TASK STATEMENT: Exact reproduction of the data is required, with images excluded.

MATERIAL:
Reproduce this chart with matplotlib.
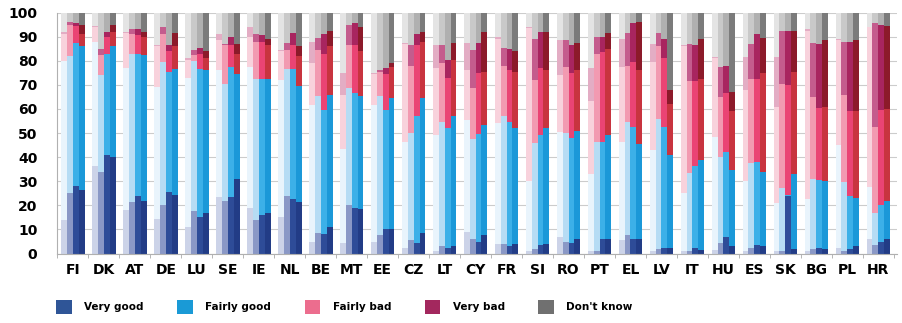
import numpy as np
import matplotlib
matplotlib.use("Agg")
import matplotlib.pyplot as plt
from matplotlib.patches import Patch

countries = ['FI', 'DK', 'AT', 'DE', 'LU', 'SE', 'IE', 'NL', 'BE', 'MT', 'EE', 'CZ', 'LT', 'CY',
             'FR', 'SI', 'RO', 'PT', 'EL', 'LV', 'IT', 'HU', 'ES', 'SK', 'BG', 'PL', 'HR']

# cumulative tops (%) per country, four survey waves each (oldest -> newest)
very_good_top = [
    [14, 25, 28, 26.5], [36.5, 34, 41, 40], [18, 21.5, 24, 22], [14.5, 20, 25.5, 24.5],
    [11, 17.5, 15, 17], [23.5, 22, 23.5, 31], [19, 14, 16, 17], [15, 24, 22.5, 21.5],
    [5, 8.5, 8, 11], [4.5, 20, 19, 18.5], [5, 7.5, 10, 10], [2.5, 5.5, 4.5, 8.5],
    [1, 3, 2.5, 3], [9, 6, 5, 7.5], [4, 4, 3, 4], [1, 2, 3.5, 4], [7, 5, 4.5, 6],
    [1, 1, 6, 6], [5.5, 7.5, 6, 6], [1, 2, 2.5, 2.5], [1, 1, 2.5, 1.5], [1.5, 4.5, 7, 3],
    [1, 2.5, 3.5, 3], [1, 1, 24, 2], [1, 2, 2.5, 2], [2.5, 1, 2, 3], [6, 3.5, 5, 6]]
fairly_good_top = [
    [80, 82, 87.5, 86], [88, 74, 83, 86], [77, 83, 83, 82.5], [69, 79.5, 75.5, 76.5],
    [73, 80, 76.5, 76], [76, 70.5, 77.5, 74.5], [77.5, 72.5, 72.5, 72.5], [72, 76.5, 76.5, 69.5],
    [61.5, 65.5, 59.5, 66], [43.5, 68.5, 66.5, 65.5], [61.5, 65.5, 59.5, 64.5], [46.5, 50, 57, 64.5],
    [49, 54.5, 52, 57], [55.5, 47.5, 49.5, 53.5], [54, 57, 54.5, 52], [30, 46, 49, 52],
    [50.5, 50, 48, 51], [33, 46.5, 46.5, 49], [46.5, 54.5, 52.5, 45.5], [43, 56, 52.5, 41],
    [25, 33.5, 36.5, 39], [48.5, 40, 42, 34.5], [30, 37.5, 38, 34], [21, 27, 24.5, 33],
    [22.5, 31, 30.5, 30], [45, 29.5, 24, 23], [27.5, 17, 20, 22]]
fairly_bad_top = [
    [91, 95, 94.5, 91], [94, 82.5, 90, 92], [91.5, 91, 90.5, 90], [86, 91, 84, 86],
    [80.5, 82.5, 83, 81], [88.5, 86.5, 86.5, 83], [90, 88, 88, 86.5], [84, 84.5, 86.5, 82],
    [79, 84.5, 83, 86], [66, 86.5, 86.5, 84], [74.5, 75.5, 74.5, 77.5], [87, 78, 86.5, 88],
    [77, 79, 73, 80.5], [76, 68.5, 75, 75.5], [89, 78, 76, 75.5], [93.5, 72, 77, 76],
    [74, 77.5, 75, 76], [63.5, 83, 83.5, 85], [77.5, 78, 79.5, 76], [79.5, 86, 81, 62],
    [86, 71.5, 71.5, 72.5], [81, 65, 66.5, 59], [68, 72.5, 72.5, 75], [61, 70.5, 70, 75.5],
    [92.5, 65, 60.5, 61], [88.5, 66, 59, 59], [94, 52.5, 59.5, 60]]
very_bad_top = [
    [92, 96, 95.5, 95], [94.5, 85, 92, 95], [92, 93, 93, 92], [86.5, 94, 86.5, 91.5],
    [81, 84.5, 85.5, 84], [91, 87, 90, 87], [94, 91, 90.5, 89], [84.5, 87.5, 91.5, 86],
    [88, 89.5, 91, 92.5], [75, 95, 95.5, 94], [75, 76, 77, 79], [87.5, 86.5, 91, 92],
    [86.5, 86.5, 80.5, 87.5], [87.5, 84.5, 87.5, 92], [90, 85.5, 85, 84], [94, 89, 92, 92],
    [88.5, 88.5, 86.5, 87.5], [77, 90, 90, 91.5], [89, 91.5, 95.5, 96], [87, 91.5, 89, 68],
    [86.5, 87, 86.5, 89], [81.5, 77.5, 78, 67], [81.5, 87, 91, 89.5], [81.5, 92.5, 92.5, 92.5],
    [93, 87.5, 87, 88.5], [89, 88, 88, 88.5], [94, 95.5, 95, 94.5]]
total_top = 100

labels = ['Very good', 'Fairly good', 'Fairly bad', 'Very bad', "Don't know"]
legend_colors = ['#2f5597', '#1a9ad6', '#ec6d8e', '#a3285e', '#707070']
# shade per wave, light -> dark
shades = [
    ['#ccd3e8', '#8a98c6', '#2e4c98', '#223c86'],
    ['#e9f4fc', '#b6dcf4', '#3cb0e8', '#1b98d8'],
    ['#f8d2dc', '#f29ab1', '#ea4474', '#c8343f'],
    ['#e3adc4', '#c45c8d', '#a8255f', '#8c1a2a'],
    ['#e4e4e4', '#c9c9c9', '#b0b0b0', '#7b7b7b'],
]

vg = np.array(very_good_top)
fg = np.array(fairly_good_top)
fb = np.array(fairly_bad_top)
vb = np.array(very_bad_top)
tops = [vg, fg, fb, vb, np.full_like(vg, total_top)]

fig = plt.figure(figsize=(9.02, 3.23), dpi=100)
ax = fig.add_axes([0.063, 0.215, 0.932, 0.746])

x = np.arange(len(countries))
w = 0.19
offsets = [-1.5 * w, -0.5 * w, 0.5 * w, 1.5 * w]

for k in range(4):
    bottom = np.zeros(len(countries))
    for c in range(5):
        top = tops[c][:, k]
        ax.bar(x + offsets[k], top - bottom, w, bottom=bottom,
               color=shades[c][k], linewidth=0, zorder=2)
        bottom = top

ax.set_ylim(0, 100)
ax.set_xlim(-0.52, 26.62)
ax.set_yticks(np.arange(0, 101, 10))
ax.set_xticks(x)
ax.set_xticklabels(countries, fontsize=10, fontweight='bold')
ax.set_xticks(np.arange(-0.5, 26.6, 1), minor=True)
for t in ax.get_yticklabels():
    t.set_fontsize(10)
    t.set_fontweight('bold')
ax.tick_params(axis='x', which='major', length=0, pad=7)
ax.tick_params(axis='x', which='minor', length=3, color='#aaaaaa')
ax.tick_params(axis='y', length=0, pad=14)
ax.yaxis.grid(True, color='#cccccc', lw=0.8, zorder=0)
ax.set_axisbelow(True)
for s in ['top', 'right']:
    ax.spines[s].set_visible(False)
for s in ['left', 'bottom']:
    ax.spines[s].set_color('#b0b0b0')
    ax.spines[s].set_linewidth(0.8)

handles = [Patch(facecolor=col, edgecolor='none') for col in legend_colors]
fig.legend(handles, labels, loc='lower left', bbox_to_anchor=(0.052, 0.0), ncol=5,
           frameon=False, prop={'size': 7.5, 'weight': 'bold'},
           handlelength=1.5, handleheight=1.6, handletextpad=1.2, columnspacing=3.2)

fig.savefig('out.png', dpi=100)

RESPONSE:
Reproduce this chart with matplotlib.
import numpy as np
import matplotlib
matplotlib.use("Agg")
import matplotlib.pyplot as plt
from matplotlib.patches import Patch

countries = ['FI', 'DK', 'AT', 'DE', 'LU', 'SE', 'IE', 'NL', 'BE', 'MT', 'EE', 'CZ', 'LT', 'CY',
             'FR', 'SI', 'RO', 'PT', 'EL', 'LV', 'IT', 'HU', 'ES', 'SK', 'BG', 'PL', 'HR']

# cumulative tops (%) per country, four survey waves each (oldest -> newest)
very_good_top = [
    [14, 25, 28, 26.5], [36.5, 34, 41, 40], [18, 21.5, 24, 22], [14.5, 20, 25.5, 24.5],
    [11, 17.5, 15, 17], [23.5, 22, 23.5, 31], [19, 14, 16, 17], [15, 24, 22.5, 21.5],
    [5, 8.5, 8, 11], [4.5, 20, 19, 18.5], [5, 7.5, 10, 10], [2.5, 5.5, 4.5, 8.5],
    [1, 3, 2.5, 3], [9, 6, 5, 7.5], [4, 4, 3, 4], [1, 2, 3.5, 4], [7, 5, 4.5, 6],
    [1, 1, 6, 6], [5.5, 7.5, 6, 6], [1, 2, 2.5, 2.5], [1, 1, 2.5, 1.5], [1.5, 4.5, 7, 3],
    [1, 2.5, 3.5, 3], [1, 1, 24, 2], [1, 2, 2.5, 2], [2.5, 1, 2, 3], [6, 3.5, 5, 6]]
fairly_good_top = [
    [80, 82, 87.5, 86], [88, 74, 83, 86], [77, 83, 83, 82.5], [69, 79.5, 75.5, 76.5],
    [73, 80, 76.5, 76], [76, 70.5, 77.5, 74.5], [77.5, 72.5, 72.5, 72.5], [72, 76.5, 76.5, 69.5],
    [61.5, 65.5, 59.5, 66], [43.5, 68.5, 66.5, 65.5], [61.5, 65.5, 59.5, 64.5], [46.5, 50, 57, 64.5],
    [49, 54.5, 52, 57], [55.5, 47.5, 49.5, 53.5], [54, 57, 54.5, 52], [30, 46, 49, 52],
    [50.5, 50, 48, 51], [33, 46.5, 46.5, 49], [46.5, 54.5, 52.5, 45.5], [43, 56, 52.5, 41],
    [25, 33.5, 36.5, 39], [48.5, 40, 42, 34.5], [30, 37.5, 38, 34], [21, 27, 24.5, 33],
    [22.5, 31, 30.5, 30], [45, 29.5, 24, 23], [27.5, 17, 20, 22]]
fairly_bad_top = [
    [91, 95, 94.5, 91], [94, 82.5, 90, 92], [91.5, 91, 90.5, 90], [86, 91, 84, 86],
    [80.5, 82.5, 83, 81], [88.5, 86.5, 86.5, 83], [90, 88, 88, 86.5], [84, 84.5, 86.5, 82],
    [79, 84.5, 83, 86], [66, 86.5, 86.5, 84], [74.5, 75.5, 74.5, 77.5], [87, 78, 86.5, 88],
    [77, 79, 73, 80.5], [76, 68.5, 75, 75.5], [89, 78, 76, 75.5], [93.5, 72, 77, 76],
    [74, 77.5, 75, 76], [63.5, 83, 83.5, 85], [77.5, 78, 79.5, 76], [79.5, 86, 81, 62],
    [86, 71.5, 71.5, 72.5], [81, 65, 66.5, 59], [68, 72.5, 72.5, 75], [61, 70.5, 70, 75.5],
    [92.5, 65, 60.5, 61], [88.5, 66, 59, 59], [94, 52.5, 59.5, 60]]
very_bad_top = [
    [92, 96, 95.5, 95], [94.5, 85, 92, 95], [92, 93, 93, 92], [86.5, 94, 86.5, 91.5],
    [81, 84.5, 85.5, 84], [91, 87, 90, 87], [94, 91, 90.5, 89], [84.5, 87.5, 91.5, 86],
    [88, 89.5, 91, 92.5], [75, 95, 95.5, 94], [75, 76, 77, 79], [87.5, 86.5, 91, 92],
    [86.5, 86.5, 80.5, 87.5], [87.5, 84.5, 87.5, 92], [90, 85.5, 85, 84], [94, 89, 92, 92],
    [88.5, 88.5, 86.5, 87.5], [77, 90, 90, 91.5], [89, 91.5, 95.5, 96], [87, 91.5, 89, 68],
    [86.5, 87, 86.5, 89], [81.5, 77.5, 78, 67], [81.5, 87, 91, 89.5], [81.5, 92.5, 92.5, 92.5],
    [93, 87.5, 87, 88.5], [89, 88, 88, 88.5], [94, 95.5, 95, 94.5]]
total_top = 100

labels = ['Very good', 'Fairly good', 'Fairly bad', 'Very bad', "Don't know"]
legend_colors = ['#2f5597', '#1a9ad6', '#ec6d8e', '#a3285e', '#707070']
# shade per wave, light -> dark
shades = [
    ['#ccd3e8', '#8a98c6', '#2e4c98', '#223c86'],
    ['#e9f4fc', '#b6dcf4', '#3cb0e8', '#1b98d8'],
    ['#f8d2dc', '#f29ab1', '#ea4474', '#c8343f'],
    ['#e3adc4', '#c45c8d', '#a8255f', '#8c1a2a'],
    ['#e4e4e4', '#c9c9c9', '#b0b0b0', '#7b7b7b'],
]

vg = np.array(very_good_top)
fg = np.array(fairly_good_top)
fb = np.array(fairly_bad_top)
vb = np.array(very_bad_top)
tops = [vg, fg, fb, vb, np.full_like(vg, total_top)]

fig = plt.figure(figsize=(9.02, 3.23), dpi=100)
ax = fig.add_axes([0.063, 0.215, 0.932, 0.746])

x = np.arange(len(countries))
w = 0.19
offsets = [-1.5 * w, -0.5 * w, 0.5 * w, 1.5 * w]

for k in range(4):
    bottom = np.zeros(len(countries))
    for c in range(5):
        top = tops[c][:, k]
        ax.bar(x + offsets[k], top - bottom, w, bottom=bottom,
               color=shades[c][k], linewidth=0, zorder=2)
        bottom = top

ax.set_ylim(0, 100)
ax.set_xlim(-0.52, 26.62)
ax.set_yticks(np.arange(0, 101, 10))
ax.set_xticks(x)
ax.set_xticklabels(countries, fontsize=10, fontweight='bold')
ax.set_xticks(np.arange(-0.5, 26.6, 1), minor=True)
for t in ax.get_yticklabels():
    t.set_fontsize(10)
    t.set_fontweight('bold')
ax.tick_params(axis='x', which='major', length=0, pad=7)
ax.tick_params(axis='x', which='minor', length=3, color='#aaaaaa')
ax.tick_params(axis='y', length=0, pad=14)
ax.yaxis.grid(True, color='#cccccc', lw=0.8, zorder=0)
ax.set_axisbelow(True)
for s in ['top', 'right']:
    ax.spines[s].set_visible(False)
for s in ['left', 'bottom']:
    ax.spines[s].set_color('#b0b0b0')
    ax.spines[s].set_linewidth(0.8)

handles = [Patch(facecolor=col, edgecolor='none') for col in legend_colors]
fig.legend(handles, labels, loc='lower left', bbox_to_anchor=(0.052, 0.0), ncol=5,
           frameon=False, prop={'size': 7.5, 'weight': 'bold'},
           handlelength=1.5, handleheight=1.6, handletextpad=1.2, columnspacing=3.2)

fig.savefig('out.png', dpi=100)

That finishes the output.